Niko Alexander is a graphic designer and artist with a special interest in typefaces. While much of his work in the U of M’s Athletics Department is based at a computer, he’s had a chance to paint murals in a number of sports venues on campus, including Williams Arena and buildings in Athletes Village.
On May 28, three days after the killing of George Floyd, Alexander learned that GoodSpace Murals-a south Minneapolis organization promoting community development-was working on a mural to commemorate Floyd.
So he packed up his brush box and some supplies and headed to 38th and Chicago to see if he could help.
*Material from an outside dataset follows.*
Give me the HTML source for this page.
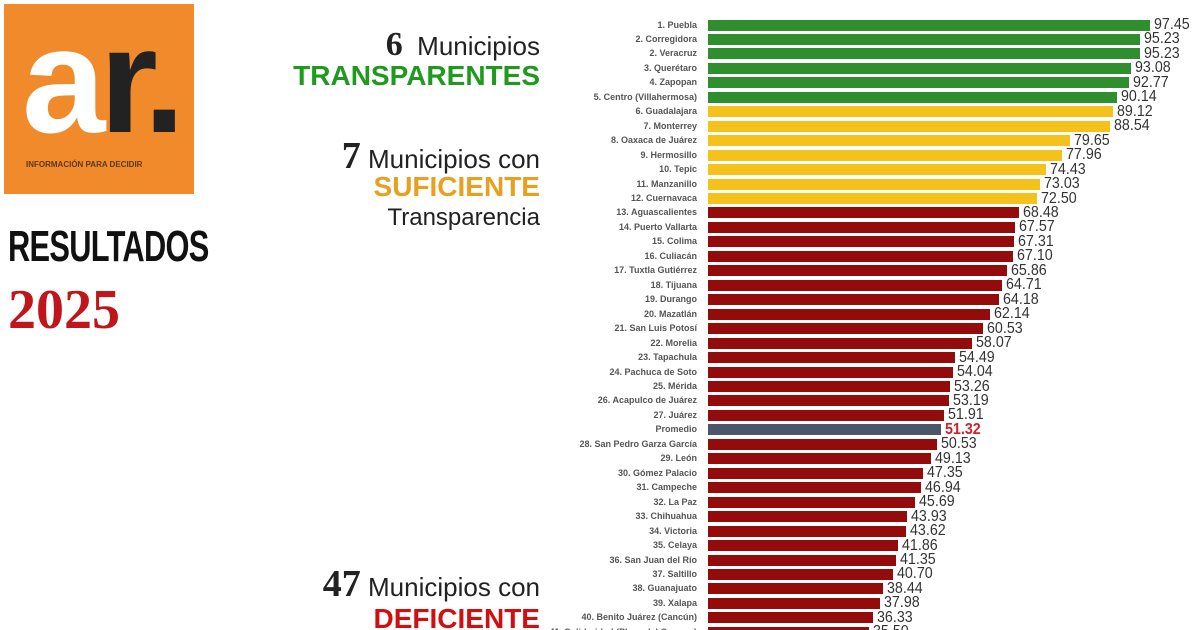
<!DOCTYPE html>
<html><head><meta charset="utf-8"><style>
html,body{margin:0;width:1200px;height:630px;overflow:hidden}
body{background:#fff;font-family:"Liberation Sans",sans-serif;position:relative}
.a{position:absolute}
.lbl{position:absolute;right:503px;font-size:9px;font-weight:bold;color:#555;white-space:nowrap;line-height:11px}
.bar{position:absolute;left:708px;height:11px}
.val{position:absolute;font-size:15.5px;color:#333;line-height:15px;transform:scaleX(0.92);transform-origin:left}
.rt{position:absolute;right:660px;text-align:right;white-space:nowrap;color:#222}
</style></head><body>
<div class="a" style="left:4px;top:4px;width:190px;height:190px;background:#f08a2a"></div>
<div class="a" style="left:22px;top:0px;font-size:150px;font-weight:bold;color:#fff;line-height:160px;letter-spacing:-6px">a<span style="color:#222">r.</span></div>
<div class="a" style="left:26px;top:160px;font-size:8px;font-weight:bold;color:#5a3a1a">INFORMACIÓN PARA DECIDIR</div>
<div class="a" style="left:8px;top:222px;font-size:44px;font-weight:bold;color:#111;transform:scaleX(0.7);transform-origin:left;letter-spacing:-1px">RESULTADOS</div>
<div class="a" style="left:8px;top:278px;font-size:56px;font-weight:900;color:#c0151a;font-family:'Liberation Serif',serif">2025</div>

<div class="rt" style="top:26px;font-size:26px"><b style="font-size:34px;font-family:'Liberation Serif',serif">6</b>&nbsp; Municipios</div>
<div class="rt" style="top:60px;font-size:28px;font-weight:bold;color:#1f9a1f">TRANSPARENTES</div>
<div class="rt" style="top:134px;font-size:26px"><b style="font-size:38px;font-family:'Liberation Serif',serif">7</b> Municipios con</div>
<div class="rt" style="top:171px;font-size:28px;font-weight:bold;color:#e8a020">SUFICIENTE</div>
<div class="rt" style="top:204px;font-size:24px">Transparencia</div>
<div class="rt" style="top:562px;font-size:26px"><b style="font-size:38px;font-family:'Liberation Serif',serif">47</b> Municipios con</div>
<div class="rt" style="top:603px;font-size:28px;font-weight:bold;color:#d01010">DEFICIENTE</div>

<div id="c"></div>
<script>
var d=[["1. Puebla",97.45,"g"],["2. Corregidora",95.23,"g"],["2. Veracruz",95.23,"g"],["3. Querétaro",93.08,"g"],["4. Zapopan",92.77,"g"],["5. Centro (Villahermosa)",90.14,"g"],["6. Guadalajara",89.12,"y"],["7. Monterrey",88.54,"y"],["8. Oaxaca de Juárez",79.65,"y"],["9. Hermosillo",77.96,"y"],["10. Tepic",74.43,"y"],["11. Manzanillo",73.03,"y"],["12. Cuernavaca",72.50,"y"],["13. Aguascalientes",68.48,"r"],["14. Puerto Vallarta",67.57,"r"],["15. Colima",67.31,"r"],["16. Culiacán",67.10,"r"],["17. Tuxtla Gutiérrez",65.86,"r"],["18. Tijuana",64.71,"r"],["19. Durango",64.18,"r"],["20. Mazatlán",62.14,"r"],["21. San Luis Potosí",60.53,"r"],["22. Morelia",58.07,"r"],["23. Tapachula",54.49,"r"],["24. Pachuca de Soto",54.04,"r"],["25. Mérida",53.26,"r"],["26. Acapulco de Juárez",53.19,"r"],["27. Juárez",51.91,"r"],["Promedio",51.32,"p"],["28. San Pedro Garza García",50.53,"r"],["29. León",49.13,"r"],["30. Gómez Palacio",47.35,"r"],["31. Campeche",46.94,"r"],["32. La Paz",45.69,"r"],["33. Chihuahua",43.93,"r"],["34. Victoria",43.62,"r"],["35. Celaya",41.86,"r"],["36. San Juan del Río",41.35,"r"],["37. Saltillo",40.70,"r"],["38. Guanajuato",38.44,"r"],["39. Xalapa",37.98,"r"],["40. Benito Juárez (Cancún)",36.33,"r"],["41. Solidaridad (Playa del Carmen)",35.50,"r"]];
var col={g:"#2f8f2f",y:"#f5c21b",r:"#930b0b",p:"#4b566d"};
var h="";
d.forEach(function(r,i){var cy=25+i*14.46;var w=r[1]*4.54;
h+='<div class="lbl" style="top:'+(cy-5.5)+'px">'+r[0]+'</div>';
h+='<div class="bar" style="top:'+(cy-5.5)+'px;width:'+w+'px;background:'+col[r[2]]+'"></div>';
h+='<div class="val" style="top:'+(cy-8)+'px;left:'+(712+w)+'px;'+(r[2]=="p"?'color:#d0202a;font-weight:bold':'')+'">'+r[1].toFixed(2)+'</div>';});
document.getElementById("c").innerHTML=h;
</script>
</body></html>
When he arrived, the image of Floyd was mostly complete, and another artist was starting to sketch lines for the names of about two dozen people of color who have died at the hands of police nationwide-names that appear in the background behind Floyd’s face. Alexander offered to paint those names, and soon after he started was encouraged to continue. He worked on other parts of the mural as the one-day project continued.
He says he’s extremely grateful to have been part of a collective of six artists who had never worked together before, and now, a week out, Alexander is doing a lot of processing of that very heavy day.
"One of my favorite artists is Sam Cooke; I just love his stuff," he says. "I was in the middle of painting the names, and around the corner a woman was singing ’A Change Is Gonna Come’ through the megaphone. I was starting to cry as I’m painting. The power of that song... It’s hard not to get emotional when you’re down there."
He’s also keenly aware that he was contributing as an outsider-a native of Winsted, Minn., who now lives in northeast Minneapolis. When area residents decided they wanted to include the phrase "I CAN BREATHE NOW" beneath the image of Floyd, Alexander sketched the words but wanted others to paint them. "I was concerned about speaking for someone who’s not here anymore."
"I was hoping in some small way I could try and help," he adds. "I love Minneapolis. I’m not originally from here but I’ve lived here for a few years now, and I want Minneapolis to be a place where everyone can feel safe and feel welcome and feel part of a community that loves them."